# start of INFORMATION GIVEN

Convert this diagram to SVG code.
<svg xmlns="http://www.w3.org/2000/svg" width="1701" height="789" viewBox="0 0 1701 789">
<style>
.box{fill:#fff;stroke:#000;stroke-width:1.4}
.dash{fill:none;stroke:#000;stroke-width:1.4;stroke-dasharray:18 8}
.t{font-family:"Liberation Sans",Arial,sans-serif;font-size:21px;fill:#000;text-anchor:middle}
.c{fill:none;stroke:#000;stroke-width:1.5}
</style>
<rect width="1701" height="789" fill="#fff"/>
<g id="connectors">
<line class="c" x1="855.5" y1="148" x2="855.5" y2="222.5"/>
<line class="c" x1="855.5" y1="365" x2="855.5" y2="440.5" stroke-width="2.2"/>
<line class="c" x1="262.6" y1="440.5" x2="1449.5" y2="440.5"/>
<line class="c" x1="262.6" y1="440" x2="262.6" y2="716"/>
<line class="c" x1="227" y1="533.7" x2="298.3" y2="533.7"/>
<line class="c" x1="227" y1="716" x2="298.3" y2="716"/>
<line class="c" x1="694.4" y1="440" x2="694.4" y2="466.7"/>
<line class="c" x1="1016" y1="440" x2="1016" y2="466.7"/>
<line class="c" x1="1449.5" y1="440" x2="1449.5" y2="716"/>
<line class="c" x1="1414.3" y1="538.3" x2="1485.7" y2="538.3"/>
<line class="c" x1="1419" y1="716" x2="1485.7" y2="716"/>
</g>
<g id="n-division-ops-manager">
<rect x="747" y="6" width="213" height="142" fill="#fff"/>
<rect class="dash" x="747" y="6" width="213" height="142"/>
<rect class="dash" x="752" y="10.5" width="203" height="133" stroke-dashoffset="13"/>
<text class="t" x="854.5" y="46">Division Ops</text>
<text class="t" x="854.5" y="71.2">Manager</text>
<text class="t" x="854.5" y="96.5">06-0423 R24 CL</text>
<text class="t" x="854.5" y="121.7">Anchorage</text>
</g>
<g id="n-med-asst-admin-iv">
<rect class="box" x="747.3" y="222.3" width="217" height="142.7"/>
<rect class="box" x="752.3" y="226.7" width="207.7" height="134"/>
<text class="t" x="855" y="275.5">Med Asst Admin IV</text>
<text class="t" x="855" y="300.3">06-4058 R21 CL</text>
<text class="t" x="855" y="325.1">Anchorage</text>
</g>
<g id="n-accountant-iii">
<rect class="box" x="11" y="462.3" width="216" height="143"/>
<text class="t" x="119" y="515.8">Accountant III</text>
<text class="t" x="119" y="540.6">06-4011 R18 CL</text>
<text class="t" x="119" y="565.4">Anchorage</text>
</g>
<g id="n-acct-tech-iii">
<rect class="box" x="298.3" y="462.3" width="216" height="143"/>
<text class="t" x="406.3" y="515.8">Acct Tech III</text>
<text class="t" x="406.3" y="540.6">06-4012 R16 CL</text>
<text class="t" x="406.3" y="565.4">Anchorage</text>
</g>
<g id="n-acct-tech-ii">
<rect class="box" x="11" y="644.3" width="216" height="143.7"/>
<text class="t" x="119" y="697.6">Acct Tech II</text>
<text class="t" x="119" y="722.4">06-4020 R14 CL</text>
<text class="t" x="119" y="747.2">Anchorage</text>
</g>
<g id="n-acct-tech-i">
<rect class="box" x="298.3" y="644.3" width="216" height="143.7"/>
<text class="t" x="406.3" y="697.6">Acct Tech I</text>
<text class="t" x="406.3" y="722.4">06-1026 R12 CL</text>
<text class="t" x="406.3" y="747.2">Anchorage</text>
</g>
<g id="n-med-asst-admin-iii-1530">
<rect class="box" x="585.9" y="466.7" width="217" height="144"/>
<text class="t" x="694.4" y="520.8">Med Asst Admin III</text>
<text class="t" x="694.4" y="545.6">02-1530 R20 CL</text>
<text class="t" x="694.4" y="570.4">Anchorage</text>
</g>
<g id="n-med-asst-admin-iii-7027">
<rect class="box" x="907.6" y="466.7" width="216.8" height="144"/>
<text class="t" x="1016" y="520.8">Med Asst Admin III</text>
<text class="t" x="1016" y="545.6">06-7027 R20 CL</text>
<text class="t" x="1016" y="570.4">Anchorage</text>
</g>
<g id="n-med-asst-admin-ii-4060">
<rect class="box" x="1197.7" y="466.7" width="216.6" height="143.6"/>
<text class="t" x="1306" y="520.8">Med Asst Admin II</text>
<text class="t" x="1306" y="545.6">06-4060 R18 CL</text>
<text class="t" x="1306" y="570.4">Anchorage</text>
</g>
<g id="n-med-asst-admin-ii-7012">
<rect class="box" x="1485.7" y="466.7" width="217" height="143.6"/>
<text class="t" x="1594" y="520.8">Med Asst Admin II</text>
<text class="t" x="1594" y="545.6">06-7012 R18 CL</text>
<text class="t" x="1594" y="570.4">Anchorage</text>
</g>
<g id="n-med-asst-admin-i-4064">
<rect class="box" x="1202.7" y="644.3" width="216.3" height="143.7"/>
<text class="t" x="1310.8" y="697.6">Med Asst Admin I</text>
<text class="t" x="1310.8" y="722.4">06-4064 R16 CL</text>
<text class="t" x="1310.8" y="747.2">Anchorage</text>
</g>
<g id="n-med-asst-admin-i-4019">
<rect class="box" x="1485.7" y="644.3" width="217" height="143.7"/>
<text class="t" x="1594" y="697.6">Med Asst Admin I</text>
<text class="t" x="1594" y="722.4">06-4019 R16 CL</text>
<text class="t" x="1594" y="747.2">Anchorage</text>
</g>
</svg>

# end of INFORMATION GIVEN
# start of INFORMATION GIVEN

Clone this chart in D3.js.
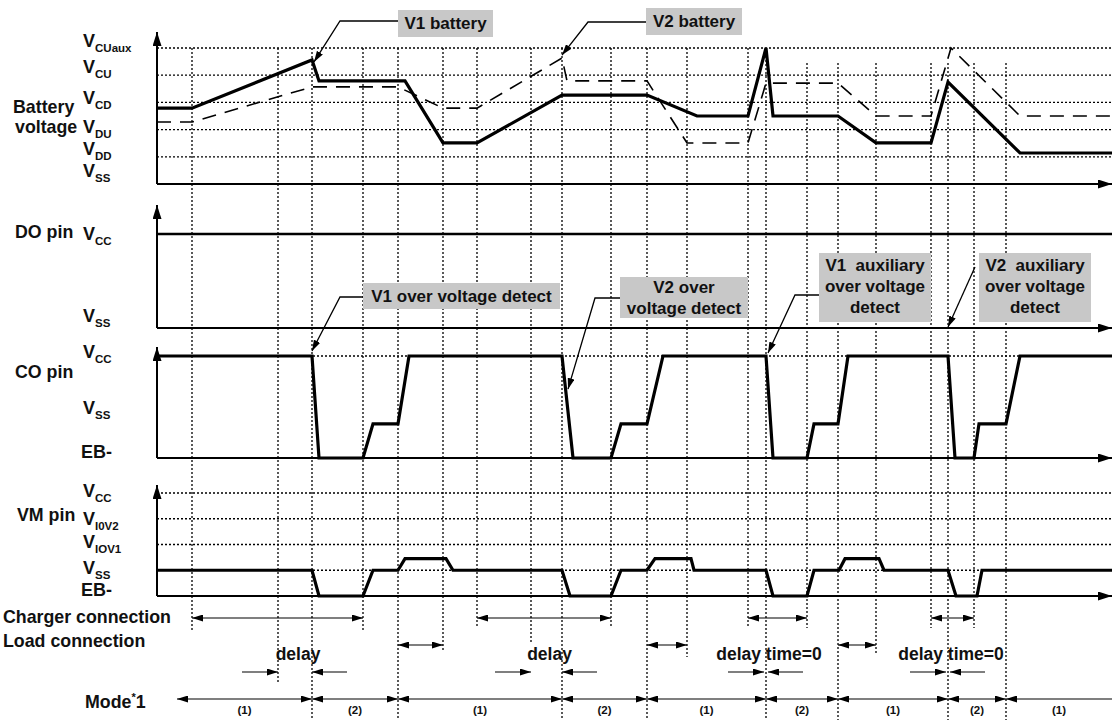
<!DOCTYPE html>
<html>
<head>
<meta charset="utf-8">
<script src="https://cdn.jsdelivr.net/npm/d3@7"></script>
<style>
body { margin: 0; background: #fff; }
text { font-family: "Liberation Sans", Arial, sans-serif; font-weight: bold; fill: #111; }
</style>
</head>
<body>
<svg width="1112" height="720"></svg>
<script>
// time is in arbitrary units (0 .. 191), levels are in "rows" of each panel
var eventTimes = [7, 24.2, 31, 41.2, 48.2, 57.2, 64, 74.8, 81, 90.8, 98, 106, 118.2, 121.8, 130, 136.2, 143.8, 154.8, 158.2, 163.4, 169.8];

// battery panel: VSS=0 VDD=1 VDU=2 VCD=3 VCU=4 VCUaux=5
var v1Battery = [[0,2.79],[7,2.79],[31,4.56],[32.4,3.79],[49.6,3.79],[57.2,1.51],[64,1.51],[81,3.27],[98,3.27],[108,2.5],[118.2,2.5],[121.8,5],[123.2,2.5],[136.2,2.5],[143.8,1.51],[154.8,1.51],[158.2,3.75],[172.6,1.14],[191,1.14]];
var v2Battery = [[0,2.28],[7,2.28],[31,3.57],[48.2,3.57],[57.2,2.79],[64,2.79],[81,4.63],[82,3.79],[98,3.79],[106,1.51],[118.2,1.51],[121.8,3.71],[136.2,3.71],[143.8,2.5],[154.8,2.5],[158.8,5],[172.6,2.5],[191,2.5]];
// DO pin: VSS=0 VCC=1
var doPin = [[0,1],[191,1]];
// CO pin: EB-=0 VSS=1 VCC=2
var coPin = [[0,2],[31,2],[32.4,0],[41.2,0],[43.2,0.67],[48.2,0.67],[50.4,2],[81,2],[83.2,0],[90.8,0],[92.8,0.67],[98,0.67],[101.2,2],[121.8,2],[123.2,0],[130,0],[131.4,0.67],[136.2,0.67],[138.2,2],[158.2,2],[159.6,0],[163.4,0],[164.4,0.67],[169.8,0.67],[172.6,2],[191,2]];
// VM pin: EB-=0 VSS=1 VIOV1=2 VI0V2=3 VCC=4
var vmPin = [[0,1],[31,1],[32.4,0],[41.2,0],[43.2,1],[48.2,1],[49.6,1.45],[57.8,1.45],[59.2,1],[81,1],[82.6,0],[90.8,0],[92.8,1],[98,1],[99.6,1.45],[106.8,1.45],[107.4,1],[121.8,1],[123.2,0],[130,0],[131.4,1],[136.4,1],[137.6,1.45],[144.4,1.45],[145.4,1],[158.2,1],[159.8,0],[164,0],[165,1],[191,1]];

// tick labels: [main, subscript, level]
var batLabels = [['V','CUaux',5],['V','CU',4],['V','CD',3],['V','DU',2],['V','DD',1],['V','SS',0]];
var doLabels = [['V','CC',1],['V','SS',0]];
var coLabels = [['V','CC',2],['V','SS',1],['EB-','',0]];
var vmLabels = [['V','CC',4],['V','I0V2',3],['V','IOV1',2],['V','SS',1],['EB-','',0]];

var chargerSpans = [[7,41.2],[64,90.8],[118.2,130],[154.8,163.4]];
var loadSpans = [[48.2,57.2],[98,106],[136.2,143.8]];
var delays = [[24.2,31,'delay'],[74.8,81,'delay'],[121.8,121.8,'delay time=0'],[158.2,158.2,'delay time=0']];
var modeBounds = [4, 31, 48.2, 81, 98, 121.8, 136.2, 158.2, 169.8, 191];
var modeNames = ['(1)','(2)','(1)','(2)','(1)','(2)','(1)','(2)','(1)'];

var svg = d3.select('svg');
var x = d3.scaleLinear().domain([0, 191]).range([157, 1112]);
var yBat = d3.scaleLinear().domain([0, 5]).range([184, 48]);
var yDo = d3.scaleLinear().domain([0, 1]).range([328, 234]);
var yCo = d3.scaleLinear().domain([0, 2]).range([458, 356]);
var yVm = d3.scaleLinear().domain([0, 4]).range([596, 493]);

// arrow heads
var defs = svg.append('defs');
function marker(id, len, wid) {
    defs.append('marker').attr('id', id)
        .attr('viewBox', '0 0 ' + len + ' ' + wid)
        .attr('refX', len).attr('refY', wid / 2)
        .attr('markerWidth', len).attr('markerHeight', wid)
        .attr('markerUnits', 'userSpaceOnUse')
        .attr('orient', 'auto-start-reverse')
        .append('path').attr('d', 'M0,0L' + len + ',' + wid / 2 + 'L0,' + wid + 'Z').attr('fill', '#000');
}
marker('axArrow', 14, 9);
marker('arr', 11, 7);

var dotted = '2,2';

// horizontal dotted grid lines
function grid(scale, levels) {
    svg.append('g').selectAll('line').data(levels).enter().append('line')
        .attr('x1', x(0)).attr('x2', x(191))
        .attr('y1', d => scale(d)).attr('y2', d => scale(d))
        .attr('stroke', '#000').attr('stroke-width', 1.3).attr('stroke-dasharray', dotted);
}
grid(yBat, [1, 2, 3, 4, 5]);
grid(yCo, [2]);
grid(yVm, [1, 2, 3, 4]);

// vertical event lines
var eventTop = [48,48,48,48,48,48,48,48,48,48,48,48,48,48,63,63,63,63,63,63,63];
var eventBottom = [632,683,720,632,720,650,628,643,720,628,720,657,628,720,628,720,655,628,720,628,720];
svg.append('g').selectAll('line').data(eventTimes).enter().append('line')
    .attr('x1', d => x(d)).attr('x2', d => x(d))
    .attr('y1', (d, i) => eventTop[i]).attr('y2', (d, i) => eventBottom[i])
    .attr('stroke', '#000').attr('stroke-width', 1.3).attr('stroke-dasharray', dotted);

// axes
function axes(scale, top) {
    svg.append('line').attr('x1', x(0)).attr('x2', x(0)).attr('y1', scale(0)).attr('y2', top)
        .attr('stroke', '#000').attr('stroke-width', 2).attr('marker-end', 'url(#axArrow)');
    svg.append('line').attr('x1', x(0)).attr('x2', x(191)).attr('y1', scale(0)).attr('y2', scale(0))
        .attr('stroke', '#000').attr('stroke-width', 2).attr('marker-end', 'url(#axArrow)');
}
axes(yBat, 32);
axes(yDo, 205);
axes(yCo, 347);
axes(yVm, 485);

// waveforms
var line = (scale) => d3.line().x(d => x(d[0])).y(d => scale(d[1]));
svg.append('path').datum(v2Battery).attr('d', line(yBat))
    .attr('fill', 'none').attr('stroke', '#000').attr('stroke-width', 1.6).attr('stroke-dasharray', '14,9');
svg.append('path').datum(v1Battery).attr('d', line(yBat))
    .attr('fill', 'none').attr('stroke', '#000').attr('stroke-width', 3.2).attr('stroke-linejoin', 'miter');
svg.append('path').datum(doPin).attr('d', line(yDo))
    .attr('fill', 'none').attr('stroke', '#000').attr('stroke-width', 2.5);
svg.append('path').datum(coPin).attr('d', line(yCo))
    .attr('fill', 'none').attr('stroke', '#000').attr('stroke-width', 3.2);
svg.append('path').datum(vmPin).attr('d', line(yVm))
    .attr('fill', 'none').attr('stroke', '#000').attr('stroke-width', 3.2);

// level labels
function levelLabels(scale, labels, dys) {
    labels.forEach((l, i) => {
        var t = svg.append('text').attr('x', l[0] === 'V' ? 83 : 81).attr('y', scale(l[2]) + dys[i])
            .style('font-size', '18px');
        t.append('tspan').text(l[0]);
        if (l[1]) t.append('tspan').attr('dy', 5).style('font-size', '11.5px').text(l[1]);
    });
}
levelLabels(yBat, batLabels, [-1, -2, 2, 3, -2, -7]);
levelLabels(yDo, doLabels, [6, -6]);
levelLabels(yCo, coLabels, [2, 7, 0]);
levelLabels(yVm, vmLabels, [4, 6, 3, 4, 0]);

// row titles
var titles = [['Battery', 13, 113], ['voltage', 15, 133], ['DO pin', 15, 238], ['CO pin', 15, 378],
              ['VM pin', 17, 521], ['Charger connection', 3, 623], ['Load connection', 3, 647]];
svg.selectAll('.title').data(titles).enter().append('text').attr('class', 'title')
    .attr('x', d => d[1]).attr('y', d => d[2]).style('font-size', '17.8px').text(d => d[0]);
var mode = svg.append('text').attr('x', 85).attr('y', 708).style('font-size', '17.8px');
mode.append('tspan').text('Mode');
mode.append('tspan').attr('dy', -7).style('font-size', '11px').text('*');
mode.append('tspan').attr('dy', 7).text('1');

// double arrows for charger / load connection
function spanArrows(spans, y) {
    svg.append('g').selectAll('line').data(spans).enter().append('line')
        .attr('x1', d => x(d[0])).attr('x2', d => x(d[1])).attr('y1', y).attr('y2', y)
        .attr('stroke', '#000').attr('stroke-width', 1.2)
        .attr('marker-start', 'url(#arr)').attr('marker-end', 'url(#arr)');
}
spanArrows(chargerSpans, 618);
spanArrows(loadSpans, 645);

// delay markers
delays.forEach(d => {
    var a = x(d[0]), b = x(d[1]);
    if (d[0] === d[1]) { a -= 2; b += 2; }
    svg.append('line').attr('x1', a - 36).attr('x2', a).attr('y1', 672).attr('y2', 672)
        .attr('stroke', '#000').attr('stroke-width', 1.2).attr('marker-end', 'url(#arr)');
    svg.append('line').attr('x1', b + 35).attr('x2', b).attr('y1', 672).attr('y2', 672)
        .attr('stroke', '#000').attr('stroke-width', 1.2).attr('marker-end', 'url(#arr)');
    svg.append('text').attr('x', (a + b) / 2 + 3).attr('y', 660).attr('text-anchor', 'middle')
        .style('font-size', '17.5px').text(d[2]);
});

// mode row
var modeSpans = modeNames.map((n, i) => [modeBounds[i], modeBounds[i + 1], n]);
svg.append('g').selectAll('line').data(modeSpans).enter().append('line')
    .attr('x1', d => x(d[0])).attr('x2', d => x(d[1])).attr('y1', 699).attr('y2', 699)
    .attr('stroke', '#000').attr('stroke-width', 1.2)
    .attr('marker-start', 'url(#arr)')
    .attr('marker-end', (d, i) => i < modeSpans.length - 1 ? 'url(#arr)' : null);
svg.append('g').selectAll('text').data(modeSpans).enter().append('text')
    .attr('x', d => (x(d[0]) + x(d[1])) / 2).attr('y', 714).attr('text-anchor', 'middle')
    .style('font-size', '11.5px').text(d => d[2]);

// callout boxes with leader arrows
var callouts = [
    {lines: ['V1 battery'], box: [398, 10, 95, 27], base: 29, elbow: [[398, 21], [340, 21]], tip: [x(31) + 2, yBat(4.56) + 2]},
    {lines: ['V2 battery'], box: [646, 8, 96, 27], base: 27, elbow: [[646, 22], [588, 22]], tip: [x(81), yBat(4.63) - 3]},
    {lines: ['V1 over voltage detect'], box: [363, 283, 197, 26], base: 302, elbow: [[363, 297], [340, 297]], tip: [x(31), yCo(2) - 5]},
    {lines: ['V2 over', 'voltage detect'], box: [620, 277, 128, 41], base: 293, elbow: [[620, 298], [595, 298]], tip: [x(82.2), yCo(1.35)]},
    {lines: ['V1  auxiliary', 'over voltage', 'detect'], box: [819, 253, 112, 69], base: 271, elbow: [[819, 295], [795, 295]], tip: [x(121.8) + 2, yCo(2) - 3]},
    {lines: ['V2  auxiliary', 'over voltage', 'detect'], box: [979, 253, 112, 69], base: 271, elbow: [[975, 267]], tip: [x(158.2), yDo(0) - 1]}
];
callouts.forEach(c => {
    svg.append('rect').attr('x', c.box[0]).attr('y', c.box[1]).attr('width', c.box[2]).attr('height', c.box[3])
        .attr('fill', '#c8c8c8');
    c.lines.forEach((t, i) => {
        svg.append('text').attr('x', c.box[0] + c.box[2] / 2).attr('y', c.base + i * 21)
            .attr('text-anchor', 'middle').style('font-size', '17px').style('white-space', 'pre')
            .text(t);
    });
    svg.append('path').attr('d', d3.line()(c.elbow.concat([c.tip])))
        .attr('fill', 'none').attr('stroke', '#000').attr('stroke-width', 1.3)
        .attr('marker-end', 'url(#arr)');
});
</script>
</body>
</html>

# end of INFORMATION GIVEN

* GIVEN TASK *
Using the data above, print only the lines starting at the one with "Clone this chart in D3.js." and ending at the one with "158.2, 163.4, 169.8];", exactly as they stand, minus the pictures.

* ANSWER BELOW *
Clone this chart in D3.js.
<!DOCTYPE html>
<html>
<head>
<meta charset="utf-8">
<script src="https://cdn.jsdelivr.net/npm/d3@7"></script>
<style>
body { margin: 0; background: #fff; }
text { font-family: "Liberation Sans", Arial, sans-serif; font-weight: bold; fill: #111; }
</style>
</head>
<body>
<svg width="1112" height="720"></svg>
<script>
// time is in arbitrary units (0 .. 191), levels are in "rows" of each panel
var eventTimes = [7, 24.2, 31, 41.2, 48.2, 57.2, 64, 74.8, 81, 90.8, 98, 106, 118.2, 121.8, 130, 136.2, 143.8, 154.8, 158.2, 163.4, 169.8];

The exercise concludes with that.